* start MATERIAL PROVIDED *
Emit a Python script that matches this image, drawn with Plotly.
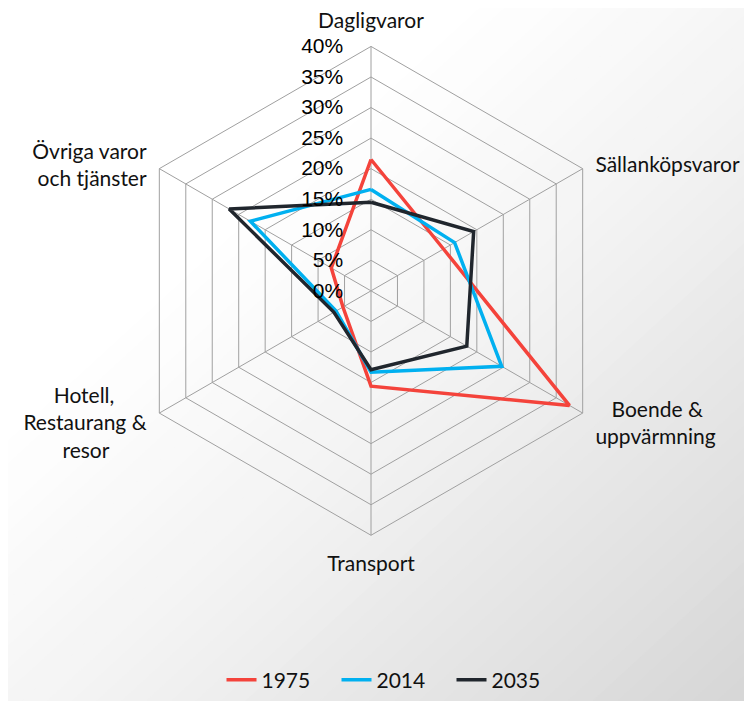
import plotly.graph_objects as go

# ---- data ----
categories = ["Dagligvaror", "Sällanköpsvaror", "Boende & uppvärmning", "Transport",
              "Hotell, Restaurang & resor", "Övriga varor och tjänster"]
category_labels = ["Dagligvaror", "Sällanköpsvaror", "Boende &<br>uppvärmning", "Transport",
                   "Hotell,<br>Restaurang &<br>resor", "Övriga varor<br>och tjänster"]
series_names = ["1975", "2014", "2035"]
v1975 = [0.215, 0.137, 0.375, 0.156, 0.053, 0.075]
v2014 = [0.166, 0.158, 0.247, 0.133, 0.066, 0.228]
v2035 = [0.145, 0.194, 0.181, 0.129, 0.070, 0.268]
radial_tickvals = [0, 0.05, 0.10, 0.15, 0.20, 0.25, 0.30, 0.35, 0.40]
radial_ticktext = ["0%", "5%", "10%", "15%", "20%", "25%", "30%", "35%", "40%"]

colors = ["#F4433B", "#00B0F0", "#20262D"]

# label layout tweaks (blank lines shift the text block, nbsp centres lines)
NB = "&nbsp;"
def pad_lines(label, lead=0, trail=0, lpad=None, rpad=None):
    lines = label.split("<br>")
    if lpad:
        lines = [NB * p + ln for ln, p in zip(lines, lpad)]
    if rpad:
        lines = [ln + NB * p for ln, p in zip(lines, rpad)]
    return "<br>".join([NB] * lead + lines + [NB] * trail)

label_tweaks = [
    dict(),
    dict(lead=1),
    dict(trail=2, lpad=[3, 0]),
    dict(),
    dict(trail=3, rpad=[6, 0, 7]),
    dict(lead=2),
]
ticktext_ang = [pad_lines(l, **t) for l, t in zip(category_labels, label_tweaks)]

# page body has an 8px margin, so the figure is drawn 8px right/down
OFF = 8
W, H = 752 - OFF, 701 - OFF
fig = go.Figure()

for name, vals, col in zip(series_names, [v1975, v2014, v2035], colors):
    fig.add_trace(go.Scatterpolar(
        r=vals + vals[:1],
        theta=categories + categories[:1],
        mode="lines",
        name=name,
        line=dict(color=col, width=3.5),
        hoverinfo="skip",
    ))

# background diagonal gradient (white top-left -> grey bottom-right)
def grey(s):
    if s < 0.3:
        return 255
    if s < 0.55:
        return 255 - (s - 0.3) / 0.25 * 12
    return 243 - (s - 0.55) / 0.45 * 29

shapes = []
N = 60
for i in range(N):
    a = i / N
    c = 2 * a - 1
    g = int(round(grey(a)))
    path = f"M {c-1},-1 L {c+2},2 L 4,2 L 4,-1 Z"
    shapes.append(dict(type="path", xref="paper", yref="paper", path=path,
                       fillcolor=f"rgb({g},{g},{g})", line=dict(width=0), layer="below"))

cx, cy, R = 371 - OFF, 295 - OFF, 248
fig.update_layout(
    width=W, height=H,
    margin=dict(l=0, r=0, t=0, b=0),
    paper_bgcolor="white",
    shapes=shapes,
    polar=dict(
        domain=dict(x=[(cx - R) / W, (cx + R) / W],
                    y=[(H - cy - R) / H, (H - cy + R) / H]),
        bgcolor="rgba(0,0,0,0)",
        gridshape="linear",
        radialaxis=dict(
            range=[0, 0.4],
            angle=90,
            tickangle=90,
            tickvals=radial_tickvals,
            ticktext=radial_ticktext,
            showline=False,
            gridcolor="#A0A0A0",
            gridwidth=1,
            ticks="outside",
            ticklen=20,
            tickcolor="rgba(0,0,0,0)",
            tickfont=dict(family="Liberation Sans", size=21, color="black"),
            side="counterclockwise",
        ),
        angularaxis=dict(
            direction="clockwise",
            rotation=90,
            tickmode="array",
            tickvals=categories,
            ticktext=ticktext_ang,
            showline=True,
            linecolor="#A0A0A0",
            linewidth=1,
            gridcolor="#A0A0A0",
            ticks="outside",
            ticklen=10,
            tickcolor="rgba(0,0,0,0)",
            tickfont=dict(family="Lato", size=21, color="#111111"),
        ),
    ),
    legend=dict(orientation="h", x=(371 + 23 - OFF) / W, xanchor="center",
                y=0.016, yanchor="middle",
                entrywidth=70, entrywidthmode="pixels",
                font=dict(family="Lato", size=21, color="#111111"),
                bgcolor="rgba(0,0,0,0)"),
    showlegend=True,
)

fig.write_html("out.html")
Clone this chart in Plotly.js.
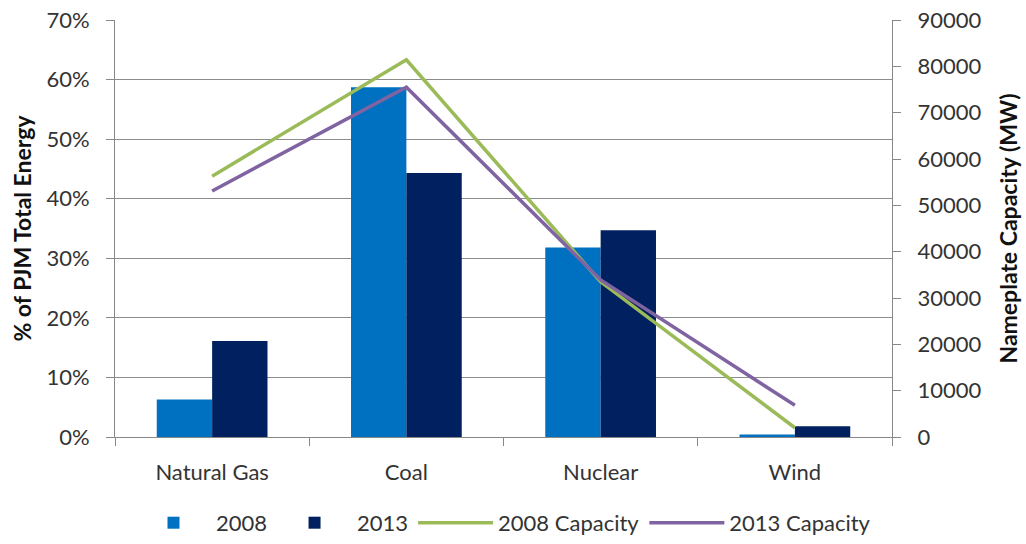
<!DOCTYPE html>
<html>
<head>
<meta charset="utf-8">
<script src="https://cdn.plot.ly/plotly-3.0.1.min.js"></script>
<style>html,body{margin:0;padding:0;background:#fff;}#chart{width:1026px;height:544px;}</style>
</head>
<body>
<div id="chart"></div>
<script>
const categories = ["Natural Gas", "Coal", "Nuclear", "Wind"];
const share2008 = [0.063, 0.587, 0.318, 0.004];
const share2013 = [0.161, 0.443, 0.347, 0.018];
const capacity2008 = [56300, 81400, 33500, 2000];
const capacity2013 = [53100, 75500, 33900, 6850];
const leftTicks = [0, 0.1, 0.2, 0.3, 0.4, 0.5, 0.6, 0.7];
const rightTicks = [0, 10000, 20000, 30000, 40000, 50000, 60000, 70000, 80000, 90000];

const fam = "Lato, 'Open Sans', sans-serif";
const font = {family: fam, size: 22, color: "#333"};
const titleFont = {family: fam, size: 23, color: "#111"};
const traces = [
  {type: "bar", name: "2008", x: categories, y: share2008, marker: {color: "#0070C0"}, yaxis: "y"},
  {type: "bar", name: "2013", x: categories, y: share2013, marker: {color: "#002060"}, yaxis: "y"},
  {type: "scatter", mode: "lines", name: "2008 Capacity", x: categories, y: capacity2008, line: {color: "#9BBB59", width: 3.5}, yaxis: "y2"},
  {type: "scatter", mode: "lines", name: "2013 Capacity", x: categories, y: capacity2013, line: {color: "#8064A2", width: 3.5}, yaxis: "y2"}
];
const layout = {
  width: 1026, height: 544,
  margin: {l: 115, r: 134, t: 20, b: 107, autoexpand: false},
  paper_bgcolor: "#fff", plot_bgcolor: "#fff",
  font: font,
  barmode: "group", bargap: 0.43, bargroupgap: 0,
  showlegend: true,
  legend: {orientation: "h", x: 0.5, xanchor: "center", y: -0.206, yanchor: "middle", font: font, traceorder: "normal", itemwidth: 75},
  xaxis: {
    type: "category", tickson: "boundaries", ticks: "outside", ticklen: 8, tickcolor: "#888",
    showline: true, linecolor: "#888", linewidth: 1, showgrid: false, tickfont: font, ticklabelstandoff: 16
  },
  yaxis: {
    range: [0, 0.7], tickvals: leftTicks, tickformat: ".0%", ticks: "outside", ticklen: 8, tickcolor: "#888",
    showline: true, linecolor: "#888", showgrid: true, gridcolor: "#8c8c8c", gridwidth: 1, zeroline: false,
    tickfont: font, ticklabelstandoff: 12,
    title: {text: "<b>% of PJM Total Energy</b>", font: titleFont, standoff: 8}
  },
  yaxis2: {
    range: [0, 90000], tickvals: rightTicks, overlaying: "y", side: "right", ticks: "outside", ticklen: 8, tickcolor: "#888",
    showline: true, linecolor: "#888", showgrid: false, zeroline: false, tickfont: font, tickformat: "d", ticklabelstandoff: 12,
    title: {text: "<b>Nameplate Capacity (MW)</b>", font: titleFont, standoff: 20}
  }
};
Plotly.newPlot("chart", traces, layout, {displayModeBar: false, staticPlot: true});
</script>
</body>
</html>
* end MATERIAL PROVIDED *
Return each line of the data that contains the string "drawn".

> [PROBLEM SOLUTION]
Emit a Python script that matches this image, drawn with Plotly.
# page body has an 8px margin, so the figure is drawn 8px right/down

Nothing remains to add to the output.